What you have to do =>
Return only those lines from the line containing "Recreate this image" to the line containing "Chart.register(...registerables);", both included, and please omit the pictures.

Material supplied =>
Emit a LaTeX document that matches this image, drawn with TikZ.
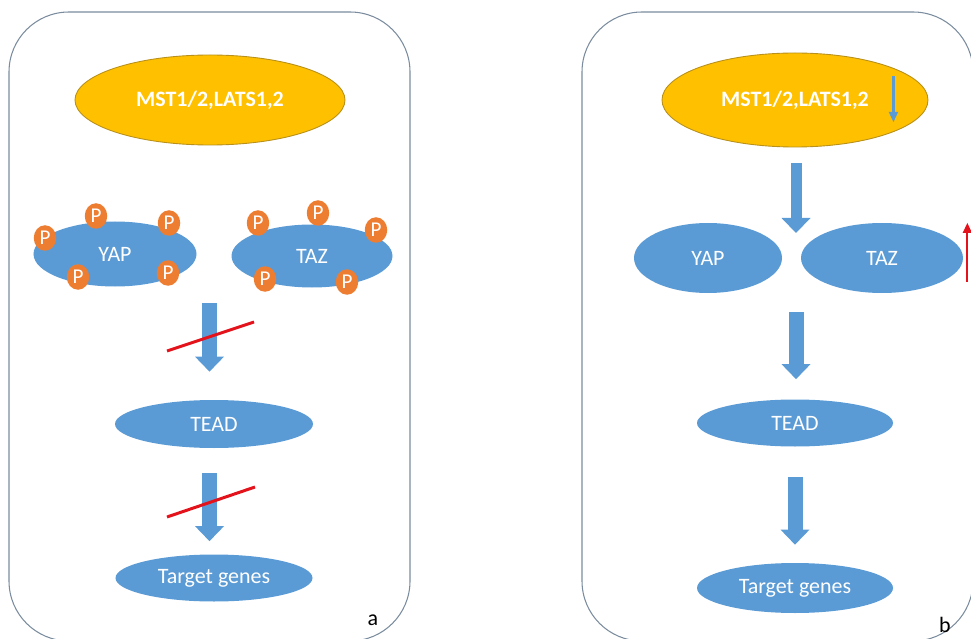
\documentclass[tikz,border=0pt]{standalone}
\usepackage{fontspec}
\setmainfont{Carlito}
\usetikzlibrary{arrows.meta,positioning,calc,shapes.geometric}
\definecolor{hipBlue}{HTML}{5B9BD5}
\definecolor{hipGold}{HTML}{FFC000}
\definecolor{hipGoldLine}{HTML}{B8901A}
\definecolor{hipOrange}{HTML}{ED7D31}
\definecolor{hipRed}{HTML}{E3121B}
\definecolor{hipFrame}{HTML}{7A8C9E}
\tikzset{
  panel/.style={draw=hipFrame, line width=0.6pt, rounded corners=12mm},
  kin/.style={ellipse, fill=hipGold, draw=hipGoldLine, line width=0.5pt, inner sep=0pt, text=white, font=\fontsize{12.5}{15}\selectfont\bfseries},
  prot/.style={ellipse, fill=hipBlue, inner sep=0pt, text=white, font=\fontsize{12.5}{15}\selectfont},
  phos/.style={ellipse, fill=hipOrange, inner sep=0pt, minimum width=4.5mm, minimum height=5.1mm, text=white, font=\fontsize{12}{14}\selectfont},
  blockarr/.style={hipBlue, line width=3mm, -{Triangle[width=5.8mm, length=3mm, line width=0pt]}},
  pointer/.style={line width=0.6mm, -{Triangle[width=1.9mm, length=2mm, line width=0pt]}},
  cut/.style={hipRed, line width=1.7pt},
  tag/.style={font=\fontsize{12.5}{15}\selectfont},
}

\begin{document}
\begin{tikzpicture}[x=0.2mm, y=-0.2mm]
  \useasboundingbox (0,0) rectangle (971,639);
  \clip (0,0) rectangle (971,639);
  \draw[panel] (9,12) rectangle (410,641);
  \draw[panel] (582,12) rectangle (973,641);

  % panel a
  \node[kin, minimum width=54mm, minimum height=18mm] (amst) at (210,100) {MST1/2,LATS1,2};
  \node[prot, minimum width=32.6mm, minimum height=13mm] (ayap) at (115,254) {YAP};
  \node[prot, minimum width=32.2mm, minimum height=12.6mm] (ataz) at (312,256) {TAZ};
  % phosphate groups
  \foreach \x/\y [count=\i] in {45/238, 96/216, 169/223, 78/277, 168/273}
    \node[phos] (ayp\i) at (\x,\y) {P};
  \foreach \x/\y [count=\i] in {258/223, 318/213, 376/230, 265/279, 347/282}
    \node[phos] (atp\i) at (\x,\y) {P};
  \node[prot, minimum width=39.6mm, minimum height=9.6mm] (atead) at (214,424) {TEAD};
  \node[prot, minimum width=39.4mm, minimum height=9.4mm] (atarget) at (214,578) {Target genes};
  \coordinate (ajoin) at (209.5,287);
  \draw[blockarr, shorten <=3.2mm, shorten >=5.6mm] (ajoin) -- (ajoin |- atead.north);
  \draw[blockarr, shorten <=5mm, shorten >=2.6mm] (atead.south -| ajoin) -- (ajoin |- atarget.north);
  % blocked steps
  \draw[cut] (167,351) -- (254,322);
  \draw[cut] (167,517) -- (255,487);
  \node[tag] (alabel) at (373,620) {a};

  % panel b
  \node[kin, minimum width=53.2mm, minimum height=18.8mm] (bmst) at (795,100) {MST1/2,LATS1,2};
  \node[prot, minimum width=29.6mm, minimum height=14mm] (byap) at (708,258) {YAP};
  \node[prot, minimum width=32.4mm, minimum height=14mm] (btaz) at (882,258) {TAZ};
  \node[prot, minimum width=39.2mm, minimum height=9.4mm] (btead) at (795,423) {TEAD};
  \node[prot, minimum width=39.2mm, minimum height=10mm] (btarget) at (795,588) {Target genes};
  \coordinate (bjoin) at (796,258);
  \draw[blockarr, line width=2.2mm, shorten <=3.2mm, shorten >=5mm] (bmst.south -| bjoin) -- (bjoin);
  \draw[blockarr, shorten <=10.8mm, shorten >=4mm] (bjoin) -- (bjoin |- btead.north);
  \draw[blockarr, shorten <=6mm, shorten >=3.6mm] (btead) -- (btarget);
  % down / up
  \draw[pointer, hipBlue] ($(bmst.east)+(-35,-24)$) -- ++(0,46);
  \draw[pointer, hipRed, line width=0.4mm] ($(btaz.east)+(4,24)$) -- ++(0,-59);
  \node[tag] (blabel) at (945,625) {b};
\end{tikzpicture}
\end{document}
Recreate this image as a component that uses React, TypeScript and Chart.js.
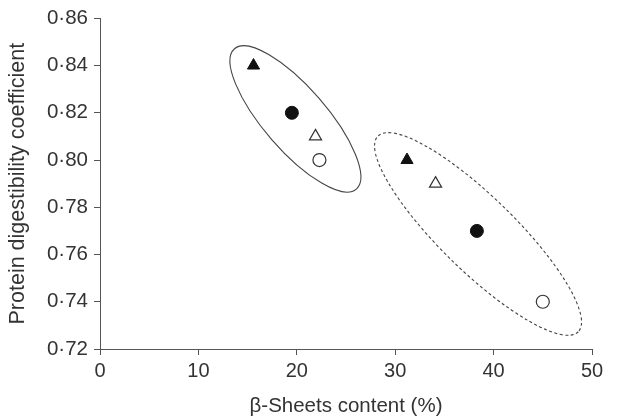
import React, { useEffect, useRef } from 'react';
import { Chart, registerables } from 'chart.js';

Chart.register(...registerables);

// β-sheet content (%) and protein digestibility coefficient, per marker type
const filledTriangleX = [15.6, 31.2];
const filledTriangleY = [0.84, 0.80];
const filledCircleX = [19.5, 38.3];
const filledCircleY = [0.82, 0.77];
const openTriangleX = [21.9, 34.1];
const openTriangleY = [0.81, 0.79];
const openCircleX = [22.3, 45.0];
const openCircleY = [0.80, 0.74];

// axis ticks
const xTickValues = [0, 10, 20, 30, 40, 50];
const yTickValues = [0.72, 0.74, 0.76, 0.78, 0.8, 0.82, 0.84, 0.86];
const yTickLabels = ['0·72', '0·74', '0·76', '0·78', '0·80', '0·82', '0·84', '0·86'];

// grouping ellipses (data units): centre, end of major axis, minor/major ratio
const groupCenterX = [19.86, 38.42];
const groupCenterY = [0.8174, 0.7687];
const groupAxisEndX = [26.05, 48.6];
const groupAxisEndY = [0.7877, 0.7273];
const groupMinorRatio = [0.338, 0.266];
const groupDashed = [false, true];

const FONT = '"Liberation Sans", Arial, Helvetica, sans-serif';
const TEXT = '#333333';
const AXIS = '#555555';

const pts = (xs: number[], ys: number[]) => xs.map((x, i) => ({ x, y: ys[i] }));

const ellipsePlugin = {
  id: 'groupEllipses',
  beforeDatasetsDraw(chart: any) {
    const { ctx } = chart;
    const xs = chart.scales.x;
    const ys = chart.scales.y;
    groupCenterX.forEach((cxv, i) => {
      const cx = xs.getPixelForValue(cxv);
      const cy = ys.getPixelForValue(groupCenterY[i]);
      const ex = xs.getPixelForValue(groupAxisEndX[i]);
      const ey = ys.getPixelForValue(groupAxisEndY[i]);
      const a = Math.hypot(ex - cx, ey - cy);
      const ang = Math.atan2(ey - cy, ex - cx);
      ctx.save();
      ctx.beginPath();
      ctx.ellipse(cx, cy, a, a * groupMinorRatio[i], ang, 0, Math.PI * 2);
      ctx.setLineDash(groupDashed[i] ? [3, 2.5] : []);
      ctx.lineWidth = 1.1;
      ctx.strokeStyle = '#444444';
      ctx.stroke();
      ctx.restore();
    });
  },
};

export default function App() {
  const canvasRef = useRef<HTMLCanvasElement | null>(null);

  useEffect(() => {
    document.body.style.margin = '0';
    const canvas = canvasRef.current;
    if (!canvas) return;
    const chart = new Chart(canvas, {
      type: 'scatter',
      data: {
        datasets: [
          {
            label: 'filled triangle',
            data: pts(filledTriangleX, filledTriangleY),
            pointStyle: 'triangle',
            pointRadius: 7,
            backgroundColor: '#111111',
            borderColor: '#111111',
            borderWidth: 1,
          },
          {
            label: 'filled circle',
            data: pts(filledCircleX, filledCircleY),
            pointStyle: 'circle',
            pointRadius: 6.5,
            backgroundColor: '#111111',
            borderColor: '#111111',
            borderWidth: 1,
          },
          {
            label: 'open triangle',
            data: pts(openTriangleX, openTriangleY),
            pointStyle: 'triangle',
            pointRadius: 7,
            backgroundColor: '#ffffff',
            borderColor: '#333333',
            borderWidth: 1.2,
          },
          {
            label: 'open circle',
            data: pts(openCircleX, openCircleY),
            pointStyle: 'circle',
            pointRadius: 6.5,
            backgroundColor: '#ffffff',
            borderColor: '#333333',
            borderWidth: 1.2,
          },
        ],
      },
      options: {
        responsive: false,
        animation: false,
        layout: { padding: { top: 14, right: 27, left: 0, bottom: 0 } },
        plugins: { legend: { display: false }, tooltip: { enabled: false } },
        scales: {
          x: {
            type: 'linear',
            min: 0,
            max: 50,
            afterBuildTicks: (scale: any) => {
              scale.ticks = xTickValues.map((v) => ({ value: v }));
            },
            afterFit: (scale: any) => {
              scale.height = 70;
            },
            border: { display: true, color: AXIS, width: 1 },
            grid: { display: true, drawOnChartArea: false, drawTicks: true, tickLength: 6, color: AXIS },
            ticks: {
              color: TEXT,
              font: { family: FONT, size: 20 },
              padding: 4,
              maxRotation: 0,
              callback: (v: any) => String(v),
            },
            title: {
              display: true,
              text: 'β-Sheets content (%)',
              color: TEXT,
              font: { family: FONT, size: 20.5 },
              padding: { top: 0, bottom: 0 },
            },
          },
          y: {
            type: 'linear',
            min: 0.72,
            max: 0.86,
            afterBuildTicks: (scale: any) => {
              scale.ticks = yTickValues.map((v) => ({ value: v }));
            },
            afterFit: (scale: any) => {
              scale.width = 100;
            },
            border: { display: true, color: AXIS, width: 1 },
            grid: { display: true, drawOnChartArea: false, drawTicks: true, tickLength: 6, color: AXIS },
            ticks: {
              color: TEXT,
              font: { family: FONT, size: 20.5 },
              padding: 6,
              callback: (_v: any, i: number) => yTickLabels[i],
            },
            title: {
              display: true,
              text: 'Protein digestibility coefficient',
              color: TEXT,
              font: { family: FONT, size: 21.5 },
              padding: { top: 5, bottom: 0 },
            },
          },
        },
      },
      plugins: [ellipsePlugin],
    } as any);
    return () => chart.destroy();
  }, []);

  return (
    <div style={{ position: 'absolute', left: 0, top: 0, width: 619, height: 419, background: '#ffffff' }}>
      <canvas ref={canvasRef} width={619} height={419} style={{ display: 'block' }} />
    </div>
  );
}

Response to the exercise =>
Recreate this image as a component that uses React, TypeScript and Chart.js.
import React, { useEffect, useRef } from 'react';
import { Chart, registerables } from 'chart.js';

Chart.register(...registerables);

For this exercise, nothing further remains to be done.